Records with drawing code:
┌────────

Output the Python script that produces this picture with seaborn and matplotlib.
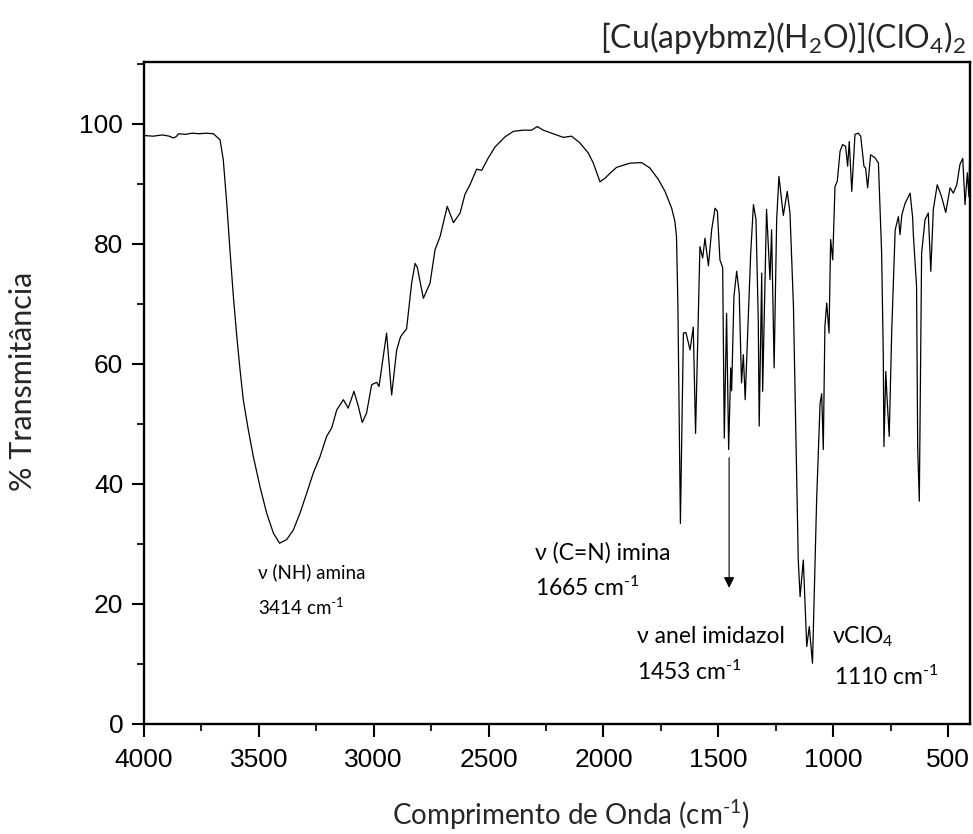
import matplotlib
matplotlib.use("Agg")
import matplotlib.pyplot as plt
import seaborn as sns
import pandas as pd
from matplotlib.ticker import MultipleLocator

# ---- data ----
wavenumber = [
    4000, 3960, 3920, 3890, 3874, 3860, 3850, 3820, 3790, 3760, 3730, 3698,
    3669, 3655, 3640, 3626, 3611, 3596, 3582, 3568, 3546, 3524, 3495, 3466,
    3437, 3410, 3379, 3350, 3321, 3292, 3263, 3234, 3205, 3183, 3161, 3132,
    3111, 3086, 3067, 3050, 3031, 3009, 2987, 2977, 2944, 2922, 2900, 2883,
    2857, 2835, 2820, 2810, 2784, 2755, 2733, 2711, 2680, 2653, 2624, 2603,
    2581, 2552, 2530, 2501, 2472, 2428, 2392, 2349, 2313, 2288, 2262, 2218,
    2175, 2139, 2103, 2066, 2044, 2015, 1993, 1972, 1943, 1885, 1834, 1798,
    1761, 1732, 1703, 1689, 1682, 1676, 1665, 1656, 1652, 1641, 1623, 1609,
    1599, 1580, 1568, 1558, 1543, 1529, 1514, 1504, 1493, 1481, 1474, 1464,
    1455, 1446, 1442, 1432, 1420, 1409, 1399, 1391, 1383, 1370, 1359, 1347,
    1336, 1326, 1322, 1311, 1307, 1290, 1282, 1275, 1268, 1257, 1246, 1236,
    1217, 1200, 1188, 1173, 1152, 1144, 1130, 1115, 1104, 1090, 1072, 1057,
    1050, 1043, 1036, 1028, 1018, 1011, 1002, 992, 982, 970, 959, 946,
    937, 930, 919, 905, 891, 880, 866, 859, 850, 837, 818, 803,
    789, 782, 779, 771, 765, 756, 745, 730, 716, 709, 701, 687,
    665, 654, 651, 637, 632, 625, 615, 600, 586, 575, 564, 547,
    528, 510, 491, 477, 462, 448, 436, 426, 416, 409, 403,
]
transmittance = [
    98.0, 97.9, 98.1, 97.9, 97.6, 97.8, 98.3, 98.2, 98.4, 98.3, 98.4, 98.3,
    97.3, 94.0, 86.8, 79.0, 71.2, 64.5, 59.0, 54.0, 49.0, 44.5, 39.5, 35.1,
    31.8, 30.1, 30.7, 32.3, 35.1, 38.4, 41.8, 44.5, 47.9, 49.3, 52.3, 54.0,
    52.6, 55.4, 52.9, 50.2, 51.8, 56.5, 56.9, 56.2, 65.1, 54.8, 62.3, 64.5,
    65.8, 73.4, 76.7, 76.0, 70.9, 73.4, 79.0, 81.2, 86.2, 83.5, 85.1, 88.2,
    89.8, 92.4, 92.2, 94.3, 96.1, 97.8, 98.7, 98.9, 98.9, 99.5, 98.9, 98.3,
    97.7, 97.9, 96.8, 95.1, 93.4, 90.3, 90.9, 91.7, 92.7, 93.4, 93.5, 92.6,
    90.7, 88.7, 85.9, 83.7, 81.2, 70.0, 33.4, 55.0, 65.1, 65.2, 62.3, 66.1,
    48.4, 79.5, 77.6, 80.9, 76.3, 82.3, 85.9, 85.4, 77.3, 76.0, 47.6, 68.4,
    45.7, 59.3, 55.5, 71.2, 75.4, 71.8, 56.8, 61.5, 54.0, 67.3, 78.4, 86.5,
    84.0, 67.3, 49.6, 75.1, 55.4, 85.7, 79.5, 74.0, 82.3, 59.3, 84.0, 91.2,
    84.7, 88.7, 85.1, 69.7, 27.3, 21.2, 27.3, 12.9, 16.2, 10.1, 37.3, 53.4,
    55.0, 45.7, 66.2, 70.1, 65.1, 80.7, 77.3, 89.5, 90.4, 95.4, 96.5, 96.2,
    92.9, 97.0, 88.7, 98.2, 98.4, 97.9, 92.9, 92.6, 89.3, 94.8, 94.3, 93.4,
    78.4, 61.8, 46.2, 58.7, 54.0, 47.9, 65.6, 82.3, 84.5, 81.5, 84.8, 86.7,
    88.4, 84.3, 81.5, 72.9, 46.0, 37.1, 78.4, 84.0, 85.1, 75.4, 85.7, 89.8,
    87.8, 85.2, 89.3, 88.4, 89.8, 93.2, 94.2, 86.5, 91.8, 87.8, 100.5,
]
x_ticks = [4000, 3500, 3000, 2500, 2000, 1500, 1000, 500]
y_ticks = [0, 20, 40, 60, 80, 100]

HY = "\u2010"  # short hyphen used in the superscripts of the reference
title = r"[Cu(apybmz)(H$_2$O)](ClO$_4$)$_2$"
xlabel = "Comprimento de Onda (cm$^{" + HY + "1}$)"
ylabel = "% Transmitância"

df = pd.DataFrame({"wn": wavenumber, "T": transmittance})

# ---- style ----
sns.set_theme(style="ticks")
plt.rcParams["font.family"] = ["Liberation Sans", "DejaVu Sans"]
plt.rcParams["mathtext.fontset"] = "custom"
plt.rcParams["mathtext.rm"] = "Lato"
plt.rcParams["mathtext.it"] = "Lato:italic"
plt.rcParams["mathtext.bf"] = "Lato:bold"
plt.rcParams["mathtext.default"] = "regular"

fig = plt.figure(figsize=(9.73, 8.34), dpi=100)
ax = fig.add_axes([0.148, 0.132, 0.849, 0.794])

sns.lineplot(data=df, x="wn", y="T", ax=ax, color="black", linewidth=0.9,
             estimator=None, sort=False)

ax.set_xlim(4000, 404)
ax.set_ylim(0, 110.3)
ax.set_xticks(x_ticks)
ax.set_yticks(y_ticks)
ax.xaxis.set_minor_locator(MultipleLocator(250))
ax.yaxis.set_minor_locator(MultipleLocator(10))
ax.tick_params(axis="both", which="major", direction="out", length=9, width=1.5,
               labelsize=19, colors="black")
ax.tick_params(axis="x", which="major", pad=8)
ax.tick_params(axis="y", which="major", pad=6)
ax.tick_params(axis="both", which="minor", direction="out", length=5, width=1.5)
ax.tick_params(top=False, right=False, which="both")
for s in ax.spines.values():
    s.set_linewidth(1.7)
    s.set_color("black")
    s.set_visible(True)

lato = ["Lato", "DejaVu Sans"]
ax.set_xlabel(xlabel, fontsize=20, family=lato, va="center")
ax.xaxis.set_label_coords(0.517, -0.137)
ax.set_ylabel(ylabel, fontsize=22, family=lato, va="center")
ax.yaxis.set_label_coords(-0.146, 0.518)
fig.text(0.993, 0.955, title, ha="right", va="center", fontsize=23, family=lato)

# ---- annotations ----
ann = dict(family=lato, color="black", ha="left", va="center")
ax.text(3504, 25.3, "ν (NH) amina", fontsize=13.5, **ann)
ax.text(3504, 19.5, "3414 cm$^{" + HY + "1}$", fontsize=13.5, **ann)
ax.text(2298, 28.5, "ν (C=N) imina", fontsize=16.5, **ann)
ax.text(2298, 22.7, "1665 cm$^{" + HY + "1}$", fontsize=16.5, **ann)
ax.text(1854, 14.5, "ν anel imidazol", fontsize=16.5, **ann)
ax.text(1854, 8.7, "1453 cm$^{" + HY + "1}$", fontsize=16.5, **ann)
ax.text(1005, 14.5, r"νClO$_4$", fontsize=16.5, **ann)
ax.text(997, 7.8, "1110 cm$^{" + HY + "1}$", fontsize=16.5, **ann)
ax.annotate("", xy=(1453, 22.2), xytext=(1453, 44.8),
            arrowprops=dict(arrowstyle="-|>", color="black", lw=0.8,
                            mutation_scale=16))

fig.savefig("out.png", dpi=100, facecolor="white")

└────────
┌────────

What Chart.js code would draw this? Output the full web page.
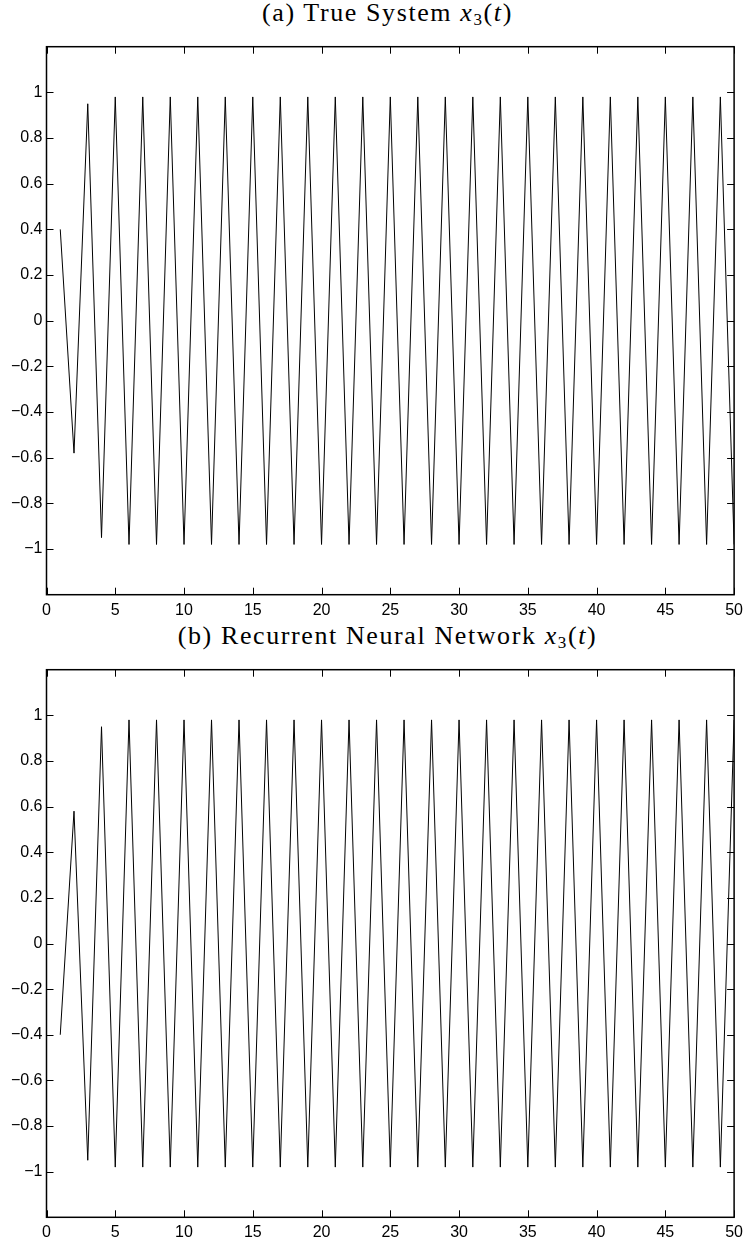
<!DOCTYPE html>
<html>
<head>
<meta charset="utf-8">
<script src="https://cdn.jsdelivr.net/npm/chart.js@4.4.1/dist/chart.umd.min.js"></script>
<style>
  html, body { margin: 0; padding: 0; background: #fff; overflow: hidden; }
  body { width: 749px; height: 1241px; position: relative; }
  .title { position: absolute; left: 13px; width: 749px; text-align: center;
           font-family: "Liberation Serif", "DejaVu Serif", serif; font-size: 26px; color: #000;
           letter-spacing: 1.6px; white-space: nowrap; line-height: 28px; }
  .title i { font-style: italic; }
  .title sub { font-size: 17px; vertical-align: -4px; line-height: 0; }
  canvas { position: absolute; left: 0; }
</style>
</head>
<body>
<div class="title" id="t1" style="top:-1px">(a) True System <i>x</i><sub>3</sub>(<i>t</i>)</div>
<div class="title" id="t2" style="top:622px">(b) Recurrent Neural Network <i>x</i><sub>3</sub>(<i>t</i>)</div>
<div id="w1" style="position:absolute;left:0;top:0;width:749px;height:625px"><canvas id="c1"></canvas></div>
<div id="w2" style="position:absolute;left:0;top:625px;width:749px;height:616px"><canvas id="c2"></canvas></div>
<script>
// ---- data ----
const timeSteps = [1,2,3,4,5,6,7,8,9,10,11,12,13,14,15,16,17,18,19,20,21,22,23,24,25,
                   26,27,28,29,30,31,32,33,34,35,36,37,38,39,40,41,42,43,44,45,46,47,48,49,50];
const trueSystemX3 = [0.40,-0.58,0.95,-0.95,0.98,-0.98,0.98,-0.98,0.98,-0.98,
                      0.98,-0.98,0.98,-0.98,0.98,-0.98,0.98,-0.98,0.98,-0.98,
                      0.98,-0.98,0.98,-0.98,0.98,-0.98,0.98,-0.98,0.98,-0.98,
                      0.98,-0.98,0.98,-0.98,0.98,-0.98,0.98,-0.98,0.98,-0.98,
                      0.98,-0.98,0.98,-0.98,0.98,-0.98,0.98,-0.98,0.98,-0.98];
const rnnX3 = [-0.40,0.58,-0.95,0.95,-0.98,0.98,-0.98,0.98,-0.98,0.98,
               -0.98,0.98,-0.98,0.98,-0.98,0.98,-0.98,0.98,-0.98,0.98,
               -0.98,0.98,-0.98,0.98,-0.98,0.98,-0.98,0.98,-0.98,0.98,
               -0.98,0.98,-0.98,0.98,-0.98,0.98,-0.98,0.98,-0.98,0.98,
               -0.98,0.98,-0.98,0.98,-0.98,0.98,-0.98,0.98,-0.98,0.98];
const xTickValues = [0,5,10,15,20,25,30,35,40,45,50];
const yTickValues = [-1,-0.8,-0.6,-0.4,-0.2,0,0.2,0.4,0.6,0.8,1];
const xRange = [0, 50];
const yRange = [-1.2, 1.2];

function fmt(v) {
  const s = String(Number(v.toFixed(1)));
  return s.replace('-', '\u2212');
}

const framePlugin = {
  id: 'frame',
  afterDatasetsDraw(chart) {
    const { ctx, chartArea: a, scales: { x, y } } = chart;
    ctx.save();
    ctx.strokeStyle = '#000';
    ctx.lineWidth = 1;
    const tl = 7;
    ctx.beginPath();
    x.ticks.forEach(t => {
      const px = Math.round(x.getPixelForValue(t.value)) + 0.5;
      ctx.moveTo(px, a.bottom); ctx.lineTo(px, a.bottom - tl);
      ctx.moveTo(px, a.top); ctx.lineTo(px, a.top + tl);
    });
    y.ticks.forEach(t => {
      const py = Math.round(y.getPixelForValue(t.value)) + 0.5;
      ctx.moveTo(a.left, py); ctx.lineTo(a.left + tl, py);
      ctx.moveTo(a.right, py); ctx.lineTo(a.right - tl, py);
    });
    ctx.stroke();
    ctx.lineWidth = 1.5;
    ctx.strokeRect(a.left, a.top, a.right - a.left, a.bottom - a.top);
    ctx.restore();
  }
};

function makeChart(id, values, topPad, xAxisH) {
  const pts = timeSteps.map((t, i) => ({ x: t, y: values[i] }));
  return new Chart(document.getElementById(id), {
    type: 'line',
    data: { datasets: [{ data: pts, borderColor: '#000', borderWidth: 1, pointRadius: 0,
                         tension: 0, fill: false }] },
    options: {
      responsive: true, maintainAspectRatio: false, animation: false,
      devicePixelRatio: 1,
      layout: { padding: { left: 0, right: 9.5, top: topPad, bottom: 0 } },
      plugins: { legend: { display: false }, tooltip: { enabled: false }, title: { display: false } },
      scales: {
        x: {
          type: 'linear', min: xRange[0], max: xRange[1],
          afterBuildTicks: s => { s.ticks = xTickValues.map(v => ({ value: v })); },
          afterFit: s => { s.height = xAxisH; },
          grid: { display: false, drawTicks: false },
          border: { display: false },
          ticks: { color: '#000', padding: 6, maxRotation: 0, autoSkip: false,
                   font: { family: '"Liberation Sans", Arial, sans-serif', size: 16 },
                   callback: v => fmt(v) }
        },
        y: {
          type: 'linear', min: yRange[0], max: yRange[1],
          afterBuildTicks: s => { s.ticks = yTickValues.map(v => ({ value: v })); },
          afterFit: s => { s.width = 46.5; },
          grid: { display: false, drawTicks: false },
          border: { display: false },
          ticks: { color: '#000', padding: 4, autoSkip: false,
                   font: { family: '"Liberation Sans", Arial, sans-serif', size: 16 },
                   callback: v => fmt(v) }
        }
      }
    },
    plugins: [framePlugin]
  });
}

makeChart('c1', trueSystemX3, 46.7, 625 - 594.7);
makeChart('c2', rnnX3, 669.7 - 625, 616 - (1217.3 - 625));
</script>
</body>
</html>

└────────

§ **Given exercise**
Repeat, word for word, the lines of the material above from the one holding "Output the Python" through the one holding "from matplotlib.ticker import MultipleLocator". Leave out pictures.

§ **Right answer**
Output the Python script that produces this picture with seaborn and matplotlib.
import matplotlib
matplotlib.use("Agg")
import matplotlib.pyplot as plt
import seaborn as sns
import pandas as pd
from matplotlib.ticker import MultipleLocator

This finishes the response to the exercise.